The Court of Appeal unanimously rejected this contention. Sir Julian Flaux (with whom Popplewell and Phillips L.JJ. agreed) held that the Niedersachsen test remains the correct standard. Furthermore, the Court suggested that, to avoid future confusion, the merits threshold for freezing injunctions should henceforth be described as a “serious issue to be tried” - harmonising it with the American Cyanamid principles.

It is suggested that the judgment is manifestly correct for three reasons.

The functional distinction

Sir Julian Flaux correctly rejected the appellant’s attempt to conflate the tests for jurisdiction and freezing orders. His Lordship reasoned that they served distinct functional purposes. The jurisdictional inquiry determines conclusively whether a defendant can be brought before the English court (at [99]). It serves a ‘gatekeeping’ function. Conversely, a WWFI is an interlocutory protective measure granted pending a future trial. By keeping these two tests separate, the court correctly prevents the respondent to a WWFI from using the interlocutory proceedings to set it aside through exhaustive evidentiary battles over the “merits” under the guise of a jurisdiction challenge. 

Misreading Lakatamia

Sir Julian Flaux then dismantled the appellant’s reliance on Lakatamia. His Lordship clarified that Haddon-Cave L.J. had not intended to import the Brownlie test into the freezing jurisdiction (at [103]). However, it is not clear, on a close reading of Lakatamia, that Sir Julian Flaux’s contention stands. Haddon-Cave L.J. expressly referenced the Brownlie “good arguable case” test in the context of freezing injunctions in the passage immediately preceding it (at [38]). On the other hand, Haddon-Cave L.J. also referenced the test in the “context of jurisdictional gateways”. It would appear ambiguous.

Notwithstanding the above, Sir Julian Flaux correctly reasoned that Lakatamia does not expressly support a conflation of the merits test for jurisdiction in the context of freezing injunctions. 

The balance of safeguards

A further argument in support of the lower threshold for freezing injunctions is the panoply of safeguards absent in the jurisdiction context. The applicant must give a cross-undertaking in damages - often fortified - and owes a “high duty” of full and frank disclosure (Alliance Bank JSC v Zhunus [2015] EWHC 714). These mechanisms militate against the “invasive nature” of the WWFI. To superimpose a heightened merits threshold would tilt the balance unduly in favour of a potentially elusive respondent.

Terminological Rationalisation

Perhaps the most enduring contribution of Dos Santos is its tidy-up of the vocabulary. Sir Julian Flaux noted that the difference between the Niedersachsen “good arguable case” and the American Cyanamid “serious issue to be tried” is “imperceptible” (at [106]). Popplewell L.J. agreed, finding them “no different in substance” (at [122]).
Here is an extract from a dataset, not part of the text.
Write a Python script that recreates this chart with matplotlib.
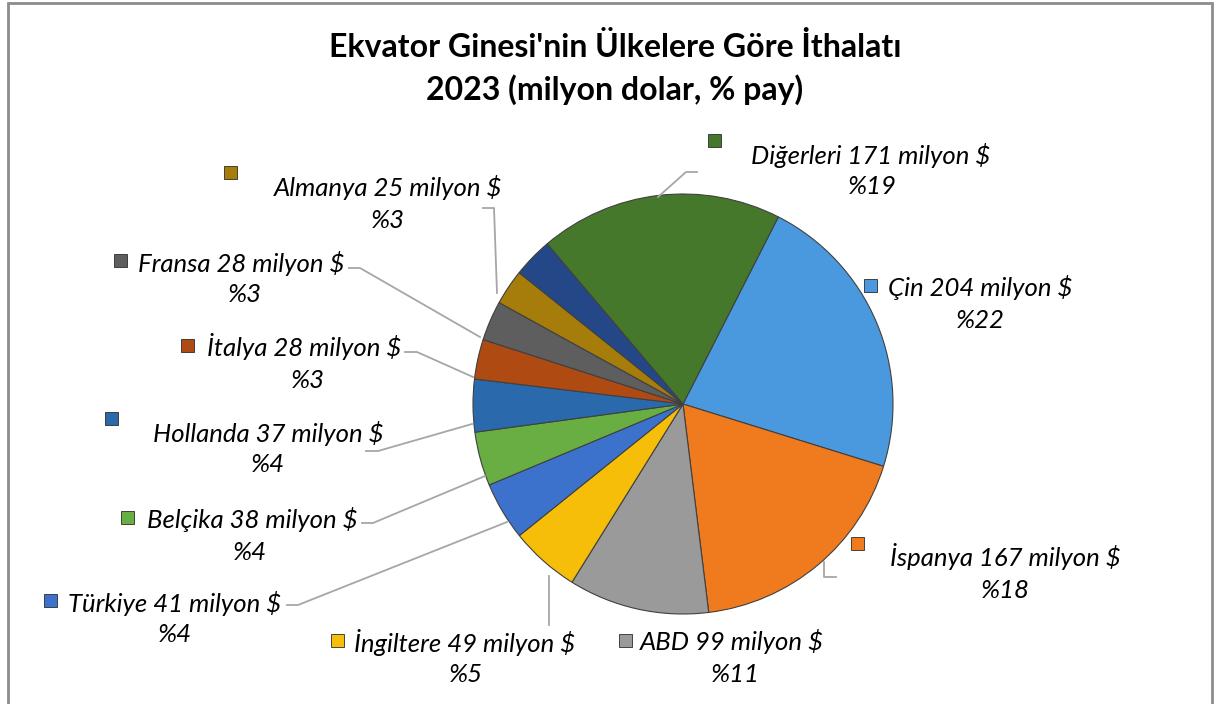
import matplotlib
matplotlib.use('Agg')
import matplotlib.pyplot as plt
from matplotlib.patches import Rectangle
from matplotlib.lines import Line2D

# ---- data ----
countries = ['Çin', 'İspanya', 'ABD', 'İngiltere', 'Türkiye', 'Belçika',
             'Hollanda', 'İtalya', 'Fransa', 'Almanya', '', 'Diğerleri']
values = [204, 167, 99, 49, 41, 38, 37, 28, 28, 25, 28, 171]
pct_labels = ['%22', '%18', '%11', '%5', '%4', '%4', '%4', '%3', '%3', '%3', '', '%19']
title = "Ekvator Ginesi'nin Ülkelere Göre İthalatı\n2023 (milyon dolar, % pay)"

colors = ['#4A99DE', '#F07A1E', '#9A9A9A', '#F6BE08', '#3D72CC', '#68AE42',
          '#2A69AB', '#AE4A12', '#5E5E5E', '#A67D0B', '#244887', '#46782C']

W, H = 1219, 704
fig = plt.figure(figsize=(W / 100, H / 100), dpi=100)
ax = fig.add_axes([0, 0, 1, 1])

def Y(y):
    return H - y

cx, cy, R = 683, 404, 210
ax.pie(values, colors=colors, startangle=63, counterclock=False,
       center=(cx, Y(cy)), radius=R,
       wedgeprops=dict(edgecolor='#404040', linewidth=0.8))
ax.set_xlim(0, W)
ax.set_ylim(0, H)
ax.set_aspect('equal')
ax.axis('off')

# ---- label layout (image pixel coords) ----
# index: (marker xy, line1 center xy, line2 center xy, leader points)
layout = {
    0: ((870, 285), (980, 287), (980, 320), None),
    1: ((857, 543), (1005, 557), (1005, 590), [(824, 562), (824, 577), (836, 577)]),
    2: ((625, 640), (732, 642), (735, 675), None),
    3: ((337, 640), (465, 642), (466, 675), [(549, 576), (549, 625)]),
    4: ((50, 600), (175, 603), (175, 635), [(287, 605), (298, 605), (507, 522)]),
    5: ((127, 517), (252, 520), (250, 552), [(362, 523), (373, 523), (485, 476)]),
    6: ((111, 418), (268, 433), (268, 465), [(366, 451), (378, 451), (472, 424)]),
    7: ((187, 345), (304, 347), (308, 380), [(405, 352), (417, 352), (473, 377)]),
    8: ((120, 260), (241, 263), (245, 295), [(349, 268), (360, 268), (480, 337)]),
    9: ((230, 172), (388, 188), (388, 220), [(483, 208), (494, 208), (497, 293)]),
    11: ((714, 140), (871, 155), (872, 187), [(658, 197), (686, 172), (697, 172)]),
}

lab_font = dict(family=['Lato', 'DejaVu Sans'], style='italic', fontsize=18.5, color='black')
for i, (mk, l1, l2, leader) in layout.items():
    if leader:
        xs = [p[0] for p in leader]
        ys = [Y(p[1]) for p in leader]
        ax.add_line(Line2D(xs, ys, color='#A6A6A6', lw=1.3, zorder=1))
    s = 13
    ax.add_patch(Rectangle((mk[0] - s / 2, Y(mk[1]) - s / 2), s, s,
                           facecolor=colors[i], edgecolor='#2b2b2b', lw=0.6, zorder=3))
    ax.text(l1[0], Y(l1[1]), f"{countries[i]} {values[i]} milyon $",
            ha='center', va='center', **lab_font)
    ax.text(l2[0], Y(l2[1]), pct_labels[i], ha='center', va='center', **lab_font)

# title
t1, t2 = title.split('\n')
tfont = dict(family=['Lato', 'DejaVu Sans'], weight='bold', fontsize=23, color='black')
ax.text(615, Y(47), t1, ha='center', va='center', **tfont)
ax.text(615, Y(90), t2, ha='center', va='center', **tfont)

# chart border
ax.add_patch(Rectangle((8, Y(712)), 1204, 709, fill=False,
                       edgecolor='#8C8C8C', lw=2, zorder=5, clip_on=False))

fig.savefig('out.png', dpi=100)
Thus, Sir Julian Flaux reasoned “the two tests should be equated” (at [106]). 

This is a sensible clarification. The proliferation of labels - “more than barely capable of serious argument”, “serious issue to be tried”, “realistic prospect of success” - obscures the reality that these tests aim at the same conceptual target: a claim with “substance and reality”. As Popplewell L.J. concluded, it is preferable to restrict the phrase “good arguable case” to the specific context of jurisdictional gateways where it now bears a technical meaning under Brownlie. For freezing injunctions, “serious issue to be tried” is the safer, and now orthodox, label.